Mr. Tremblay began placer mining a few years ago, a passion he
admitted is stoked more by the thrill of discovery than the
prospect of striking it rich. “When you see gold rimmed along
the bottom of a pan,” he said, “it’s better than sex.”

KENO CITY, Yukon Territory — The journey to the heart of Yukon’s historic mineral wealth started with a question posed to a waitress at the aptly titled Gold Rush hotel in the territorial capital of Whitehorse: What’s the weirdest place in Yukon?

Her answer was a patch of pay dirt around 290 miles north, past endless forests of spruce and golden-leafed aspen, at the end of a gravel road known as the Silver Trail. There lies Keno City, a gold-rush-era relic with about a dozen full-time residents, tap water not fit for human consumption and two bars whose owners haven’t been on speaking terms for more than a decade.

Perched among hills rich in silver, zinc and lead, Keno City began as a Swedish prospector’s staked claim in 1919, its name inspired by a popular gambling game and intended to lure hearty fortune-seekers with the promise of an ore-laden metropolis in Canada’s frigid northern reaches.

People made a go of it here for 70 years, as the region became one of Canada’s largest producers of silver.
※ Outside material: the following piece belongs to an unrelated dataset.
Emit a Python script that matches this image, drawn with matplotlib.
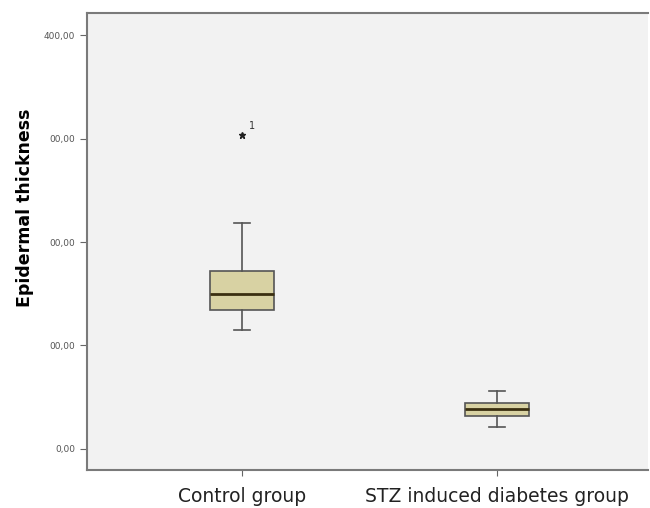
import matplotlib.pyplot as plt

# Box summary stats
groups = ["Control group", "STZ induced diabetes group"]
medians = [149.8, 38.4]
q1 = [134.3, 31.9]
q3 = [172.3, 44.0]
whisk_lo = [115.0, 21.5]
whisk_hi = [218.6, 56.3]
outliers = [[304.0], []]
outlier_ids = [["1"], []]

ytick_vals = [0, 100, 200, 300, 400]
ytick_labels = ["0,00", "00,00", "00,00", "00,00", "400,00"]

stats = []
for i, g in enumerate(groups):
    stats.append({"label": g, "med": medians[i], "q1": q1[i], "q3": q3[i],
                  "whislo": whisk_lo[i], "whishi": whisk_hi[i], "fliers": outliers[i]})

fig = plt.figure(figsize=(6.5, 5.08), dpi=100)
ax = fig.add_axes([0.134, 0.075, 0.863, 0.899])
ax.set_facecolor("#f2f2f2")

ax.bxp(stats, positions=[1, 2], widths=0.25, capwidths=0.065, patch_artist=True,
       boxprops=dict(facecolor="#d8d2a3", edgecolor="#555555", linewidth=1.2),
       medianprops=dict(color="#3a2f10", linewidth=2),
       whiskerprops=dict(color="#555555", linewidth=1.2),
       capprops=dict(color="#555555", linewidth=1.2),
       flierprops=dict(marker="*", markersize=5, markerfacecolor="#222222",
                       markeredgecolor="#222222"))

for i, ids in enumerate(outlier_ids):
    for val, lab in zip(outliers[i], ids):
        ax.annotate(lab, (i + 1, val), xytext=(5, 4), textcoords="offset points",
                    fontsize=7, color="#333333")

ax.set_xlim(0.392, 2.592)
ax.set_ylim(-20.3, 421.3)
ax.set_xticks([1, 2])
ax.set_xticklabels(groups, fontsize=13.5, color="#222222")
ax.set_yticks(ytick_vals)
ax.set_yticklabels(ytick_labels, fontsize=6.5, color="#555555")
ax.tick_params(axis="x", length=4, color="#666666", pad=8)
ax.tick_params(axis="y", length=5, color="#666666")
ax.set_ylabel("Epidermal thickness", fontsize=12.5, fontweight="bold")
ax.yaxis.set_label_coords(-0.095, 0.575)

for side in ["left", "bottom", "top"]:
    ax.spines[side].set_color("#7a7a7a")
    ax.spines[side].set_linewidth(1.5)
ax.spines["right"].set_visible(False)

fig.savefig("out.png", dpi=100)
But in 1989, the town was largely emptied by the closure of the United Keno Hill Mine. That turned the nearby company town of Elsa into a ghost town and prompted even the most stubborn holdouts to rebrand their beloved mining outpost as a quirky testament to human tenacity.

“You walk into a place like Keno and you’re like: ‘What? How many people live here, 12?’,” said Dirk Rentmeister, 57, a former miner who grew up in Keno and was drying out a freshly detached moose head in his driveway.

For the record, the population is 20, according to the 2016 census, but that includes part-time residents like Mr. Rentmeister, the owner of the Silvermoon Bunkhouse motel, who returns each summer to capitalize on visitors’ desires for nostalgia, nature and all-terrain-vehicle rides through the wilderness.